TASK INSTRUCTIONS: Leave out the pictures; transcribe all else exactly.

RECORD LIST:
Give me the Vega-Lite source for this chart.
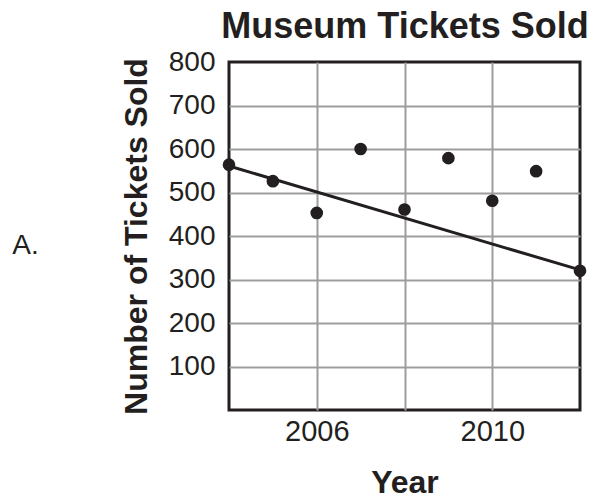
{
  "$schema": "https://vega.github.io/schema/vega-lite/v6.json",
  "width": 351,
  "height": 348,
  "padding": {"left": 12, "top": 8, "right": 8, "bottom": 0},
  "title": {
    "text": "A.",
    "orient": "left",
    "angle": 0,
    "anchor": "middle",
    "align": "right",
    "baseline": "middle",
    "offset": 55,
    "dy": 10,
    "fontSize": 28,
    "fontWeight": "normal",
    "font": "Liberation Sans",
    "color": "#231f20"
  },
  "config": {
    "font": "Liberation Sans",
    "view": {"stroke": "#231f20", "strokeWidth": 3}
  },
  "datasets": {
    "points": [
      {"year": 2004, "tickets": 564},
      {"year": 2005, "tickets": 526},
      {"year": 2006, "tickets": 453},
      {"year": 2007, "tickets": 600},
      {"year": 2008, "tickets": 461},
      {"year": 2009, "tickets": 579},
      {"year": 2010, "tickets": 481},
      {"year": 2011, "tickets": 549},
      {"year": 2012, "tickets": 320}
    ],
    "trend": [
      {"year": 2004, "tickets": 561},
      {"year": 2012, "tickets": 322}
    ]
  },
  "layer": [
    {
      "data": {"name": "trend"},
      "mark": {"type": "line", "color": "#231f20", "strokeWidth": 3},
      "encoding": {
        "x": {
          "field": "year",
          "type": "quantitative",
          "scale": {"domain": [2004, 2012], "nice": false, "zero": false},
          "axis": {
            "orient": "top",
            "title": "Museum Tickets Sold",
            "labels": false,
            "ticks": false,
            "domain": false,
            "grid": false,
            "titleFontSize": 36,
            "titleFontWeight": "bold",
            "titleColor": "#231f20",
            "titlePadding": 17
          }
        },
        "y": {
          "field": "tickets",
          "type": "quantitative",
          "scale": {"domain": [0, 800], "nice": false},
          "axis": {
            "values": [100, 200, 300, 400, 500, 600, 700, 800],
            "format": "d",
            "ticks": false,
            "domain": false,
            "grid": true,
            "gridColor": {"condition": {"test": "datum.value == 800", "value": "transparent"}, "value": "#9d9d9d"},
            "gridWidth": 2,
            "labelFontSize": 28,
            "labelColor": "#231f20",
            "labelPadding": 14,
            "title": "Number of Tickets Sold",
            "titleFontSize": 32,
            "titleFontWeight": "bold",
            "titleColor": "#231f20",
            "titlePadding": 15
          }
        }
      }
    },
    {
      "data": {"name": "points"},
      "mark": {"type": "point", "filled": true, "size": 160, "color": "#231f20", "opacity": 1},
      "encoding": {
        "x": {
          "field": "year",
          "type": "quantitative",
          "scale": {"domain": [2004, 2012], "nice": false, "zero": false},
          "axis": {
            "orient": "bottom",
            "values": [2006, 2008, 2010],
            "format": "d",
            "labelExpr": "datum.value == 2008 ? '' : datum.label",
            "ticks": false,
            "domain": false,
            "grid": true,
            "gridColor": "#9d9d9d",
            "gridWidth": 2,
            "labelFontSize": 29,
            "labelColor": "#231f20",
            "labelPadding": 7,
            "title": "Year",
            "titleFontSize": 32,
            "titleFontWeight": "bold",
            "titleColor": "#231f20",
            "titlePadding": 21
          }
        },
        "y": {
          "field": "tickets",
          "type": "quantitative",
          "scale": {"domain": [0, 800], "nice": false},
          "axis": {
            "values": [100, 200, 300, 400, 500, 600, 700, 800],
            "format": "d",
            "ticks": false,
            "domain": false,
            "grid": true,
            "gridColor": {"condition": {"test": "datum.value == 800", "value": "transparent"}, "value": "#9d9d9d"},
            "gridWidth": 2,
            "labelFontSize": 28,
            "labelColor": "#231f20",
            "labelPadding": 14,
            "title": "Number of Tickets Sold",
            "titleFontSize": 32,
            "titleFontWeight": "bold",
            "titleColor": "#231f20",
            "titlePadding": 15
          }
        }
      }
    }
  ],
  "resolve": {"axis": {"x": "independent"}}
}
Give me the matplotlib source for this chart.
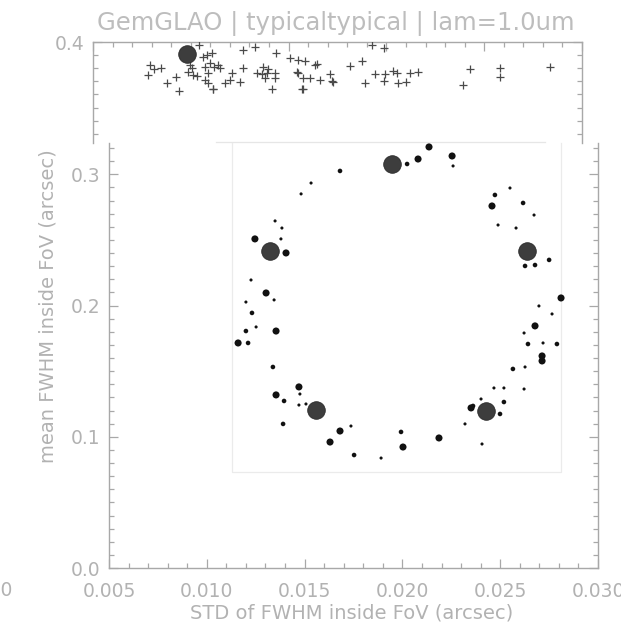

EXERCISE ANSWER:
Give me the Vega-Lite source for this chart.
{
  "$schema": "https://vega.github.io/schema/vega-lite/v6.json",
  "width": 351,
  "height": 348,
  "padding": {"left": 12, "top": 8, "right": 8, "bottom": 0},
  "title": {
    "text": "A.",
    "orient": "left",
    "angle": 0,
    "anchor": "middle",
    "align": "right",
    "baseline": "middle",
    "offset": 55,
    "dy": 10,
    "fontSize": 28,
    "fontWeight": "normal",
    "font": "Liberation Sans",
    "color": "#231f20"
  },
  "config": {
    "font": "Liberation Sans",
    "view": {"stroke": "#231f20", "strokeWidth": 3}
  },
  "datasets": {
    "points": [
      {"year": 2004, "tickets": 564},
      {"year": 2005, "tickets": 526},
      {"year": 2006, "tickets": 453},
      {"year": 2007, "tickets": 600},
      {"year": 2008, "tickets": 461},
      {"year": 2009, "tickets": 579},
      {"year": 2010, "tickets": 481},
      {"year": 2011, "tickets": 549},
      {"year": 2012, "tickets": 320}
    ],
    "trend": [
      {"year": 2004, "tickets": 561},
      {"year": 2012, "tickets": 322}
    ]
  },
  "layer": [
    {
      "data": {"name": "trend"},
      "mark": {"type": "line", "color": "#231f20", "strokeWidth": 3},
      "encoding": {
        "x": {
          "field": "year",
          "type": "quantitative",
          "scale": {"domain": [2004, 2012], "nice": false, "zero": false},
          "axis": {
            "orient": "top",
            "title": "Museum Tickets Sold",
            "labels": false,
            "ticks": false,
            "domain": false,
            "grid": false,
            "titleFontSize": 36,
            "titleFontWeight": "bold",
            "titleColor": "#231f20",
            "titlePadding": 17
          }
        },
        "y": {
          "field": "tickets",
          "type": "quantitative",
          "scale": {"domain": [0, 800], "nice": false},
          "axis": {
            "values": [100, 200, 300, 400, 500, 600, 700, 800],
            "format": "d",
            "ticks": false,
            "domain": false,
            "grid": true,
            "gridColor": {"condition": {"test": "datum.value == 800", "value": "transparent"}, "value": "#9d9d9d"},
            "gridWidth": 2,
            "labelFontSize": 28,
            "labelColor": "#231f20",
            "labelPadding": 14,
            "title": "Number of Tickets Sold",
            "titleFontSize": 32,
            "titleFontWeight": "bold",
            "titleColor": "#231f20",
            "titlePadding": 15
          }
        }
      }
    },
    {
      "data": {"name": "points"},
      "mark": {"type": "point", "filled": true, "size": 160, "color": "#231f20", "opacity": 1},
      "encoding": {
        "x": {
          "field": "year",
          "type": "quantitative",
          "scale": {"domain": [2004, 2012], "nice": false, "zero": false},
          "axis": {
            "orient": "bottom",
            "values": [2006, 2008, 2010],
            "format": "d",
            "labelExpr": "datum.value == 2008 ? '' : datum.label",
            "ticks": false,
            "domain": false,
            "grid": true,
            "gridColor": "#9d9d9d",
            "gridWidth": 2,
            "labelFontSize": 29,
            "labelColor": "#231f20",
            "labelPadding": 7,
            "title": "Year",
            "titleFontSize": 32,
            "titleFontWeight": "bold",
            "titleColor": "#231f20",
            "titlePadding": 21
          }
        },
        "y": {
          "field": "tickets",
          "type": "quantitative",
          "scale": {"domain": [0, 800], "nice": false},
          "axis": {
            "values": [100, 200, 300, 400, 500, 600, 700, 800],
            "format": "d",
            "ticks": false,
            "domain": false,
            "grid": true,
            "gridColor": {"condition": {"test": "datum.value == 800", "value": "transparent"}, "value": "#9d9d9d"},
            "gridWidth": 2,
            "labelFontSize": 28,
            "labelColor": "#231f20",
            "labelPadding": 14,
            "title": "Number of Tickets Sold",
            "titleFontSize": 32,
            "titleFontWeight": "bold",
            "titleColor": "#231f20",
            "titlePadding": 15
          }
        }
      }
    }
  ],
  "resolve": {"axis": {"x": "independent"}}
}
Give me the matplotlib source for this chart.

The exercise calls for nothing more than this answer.